Proposition 55 is a California ballot proposition that passed on the November 8, 2016 ballot, regarding extending by twelve years the temporary personal income tax increases enacted in 2012 on earnings over $250,000, with revenues allocated to K–12 schools, California Community Colleges, and, in certain years, healthcare. Proposition 55 will raise tax revenue by between $4 billion and $9 billion a year. Half of funds will go to schools and community colleges, up to $2 billion a year would go to Medi-Cal, and up to $1.5 billion will be saved and applied to debt.

==History==

California voters passed temporary sales and income tax increases with Proposition 30 in 2012. During the temporary tax, California's top 1% of earners paid half of the state's income-taxes and contributed one third of its budget.
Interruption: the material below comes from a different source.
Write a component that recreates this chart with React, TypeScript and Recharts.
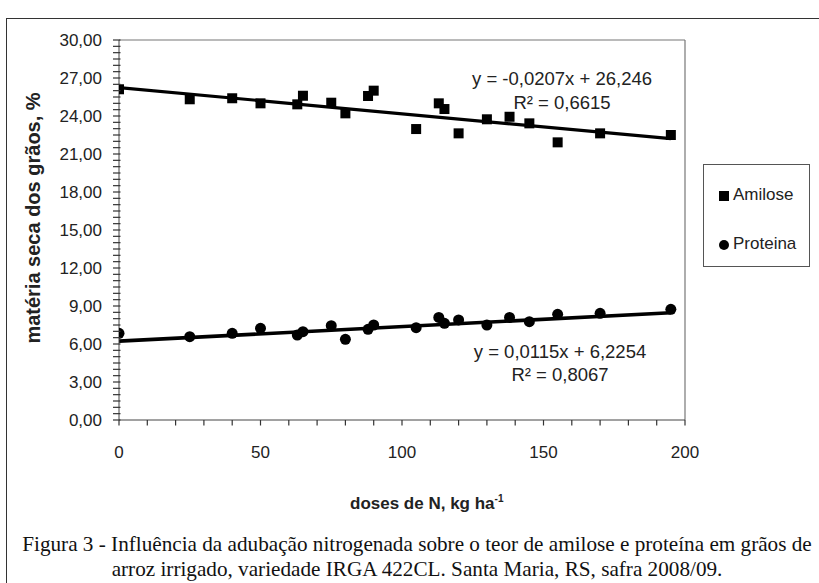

Since the 2012 tax increase, California's tax revenues have grown by nearly 30%, with roughly two thirds of the money going to schools.
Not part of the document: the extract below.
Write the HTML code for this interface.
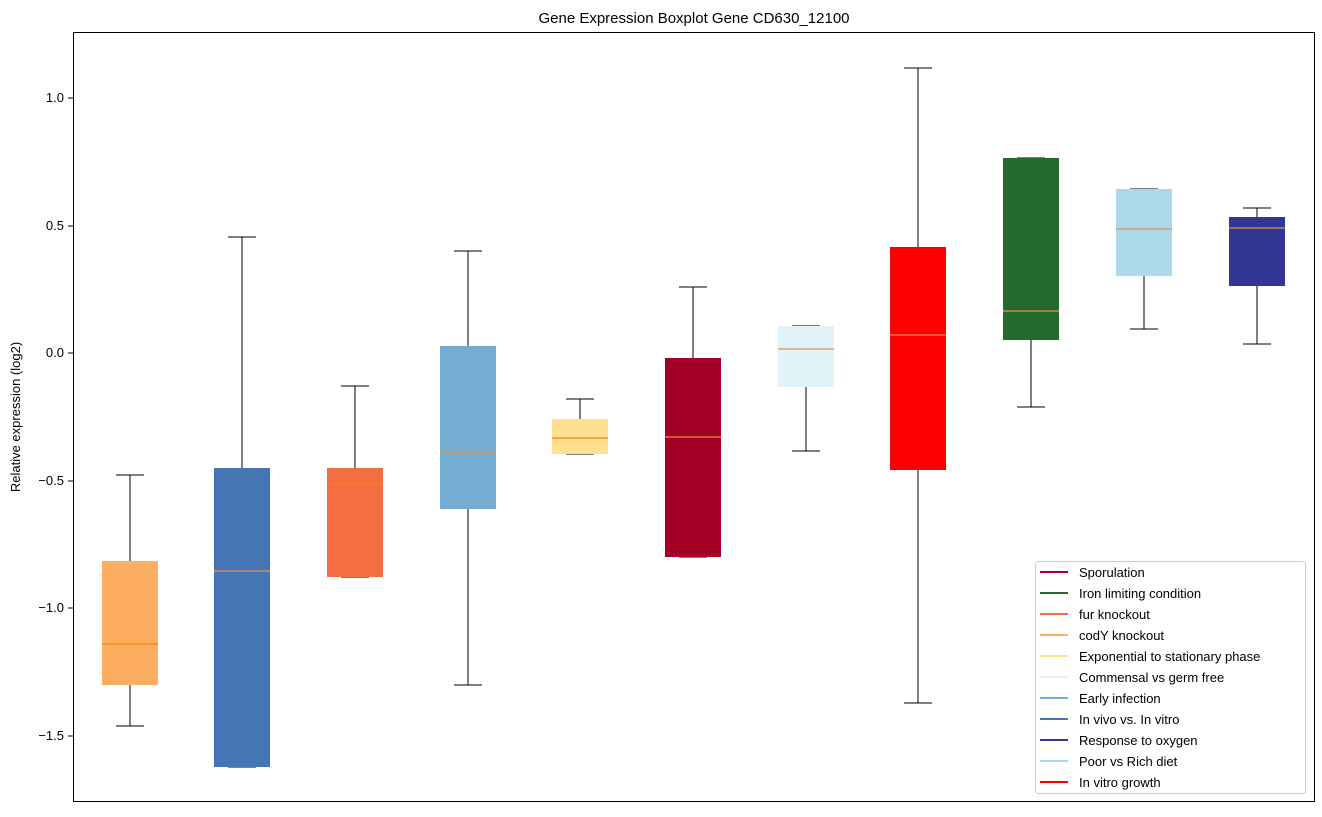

Proposition 55 allowed the sales tax increase to expire as planned, while maintaining the increased income tax rates and extended them through 2030. Governor Jerry Brown, who was the primary proponent of the tax increase in 2012, remained neutral on Proposition 55.

==Campaigning==

Proponents spent $58.6 million fighting for the measure, with the top donor being $25 million from a hospital trade association. An additional $20 million was donated by the California Teachers Association, with other top donors including the Service Employees International Union, and the California School Employees Association. The measure was supported by the editorial boards of The Sacramento Bee and The Mercury News.
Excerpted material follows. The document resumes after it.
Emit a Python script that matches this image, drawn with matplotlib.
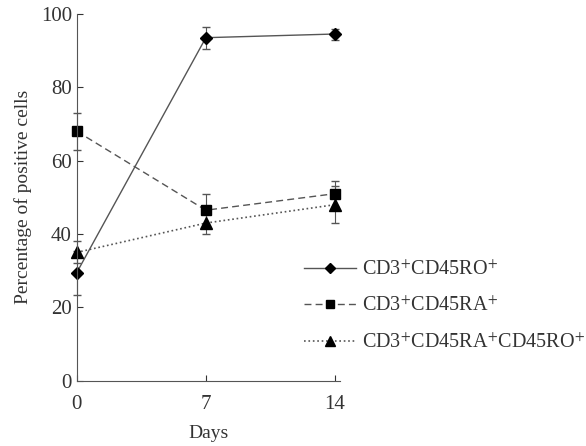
import matplotlib
matplotlib.use("Agg")
import matplotlib.pyplot as plt
from matplotlib.lines import Line2D

plt.rcParams['font.family'] = ['Liberation Serif', 'DejaVu Serif']
plt.rcParams['mathtext.fontset'] = 'stix'

days = [0, 7, 14]
ro = [29.5, 93.5, 94.5]
ro_err = [6.0, 3.0, 1.5]
ra = [68.0, 46.5, 51.0]
ra_err = [5.0, 4.5, 3.5]
both = [35.0, 43.0, 48.0]
both_err = [3.0, 3.0, 5.0]
labels = [r'CD3$^{+}$CD45RO$^{+}$', r'CD3$^{+}$CD45RA$^{+}$',
          r'CD3$^{+}$CD45RA$^{+}$CD45RO$^{+}$']

fig = plt.figure(figsize=(5.86, 4.46), dpi=100)
ax = fig.add_axes([0.131, 0.146, 0.45, 0.823])

lc = '#555555'
styles = [('-', 'D', 6, 1.0), ((0, (5, 3)), 's', 7, 1.0), (':', '^', 8, 1.2)]
handles = []
for (ls, mk, ms, lw), y, err in zip(styles, [ro, ra, both], [ro_err, ra_err, both_err]):
    bars = ax.errorbar(days, y, yerr=err, color=lc, ls=ls, lw=lw, marker=mk,
                       ms=ms, mfc='black', mec='black', ecolor=lc, capsize=3,
                       elinewidth=0.8)
    for a in bars.lines[0:1] + bars.lines[1] + bars.lines[2]:
        a.set_clip_on(False)
    handles.append(Line2D([], [], color=lc, ls=ls, lw=lw, marker=mk, ms=ms - 1,
                          mfc='black', mec='black'))

ax.set_xlim(0, 14.3)
ax.set_ylim(0, 100)
ax.set_xticks(days)
ax.set_yticks([0, 20, 40, 60, 80, 100])
ax.spines['top'].set_visible(False)
ax.spines['right'].set_visible(False)
for s in ['left', 'bottom']:
    ax.spines[s].set_color(lc)
ax.tick_params(direction='in', colors='#333333', labelsize=15, length=4)
ax.tick_params(axis='x', pad=10)
ax.set_xlabel('Days', fontsize=14, color='#333333', labelpad=8)
ax.set_ylabel('Percentage of positive cells', fontsize=14, color='#333333', labelpad=6)

fig.legend(handles, labels, loc='upper left', bbox_to_anchor=(0.505, 0.435),
           frameon=False, fontsize=14.5, handlelength=2.6, labelspacing=0.85,
           handletextpad=0.3, labelcolor='#333333', borderaxespad=0)

fig.savefig('out.png', dpi=100)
Opponents spent $3,000 fighting against the measure. The California Chamber of Commerce, who were neutral on the 2012 tax increase, opposed Proposition 55. The measure was opposed by the editorial boards of the Los Angeles Times, the San Francisco Chronicle, and The Wall Street Journal.

==Results==

A September 2016 poll by the Public Policy Institute of California showed that 54% of likely voters supported Proposition 55, 38% opposed it, and 8% did not know how they would vote.

Proposition 55 was approved by voters in the November general election, with 63% voting yes.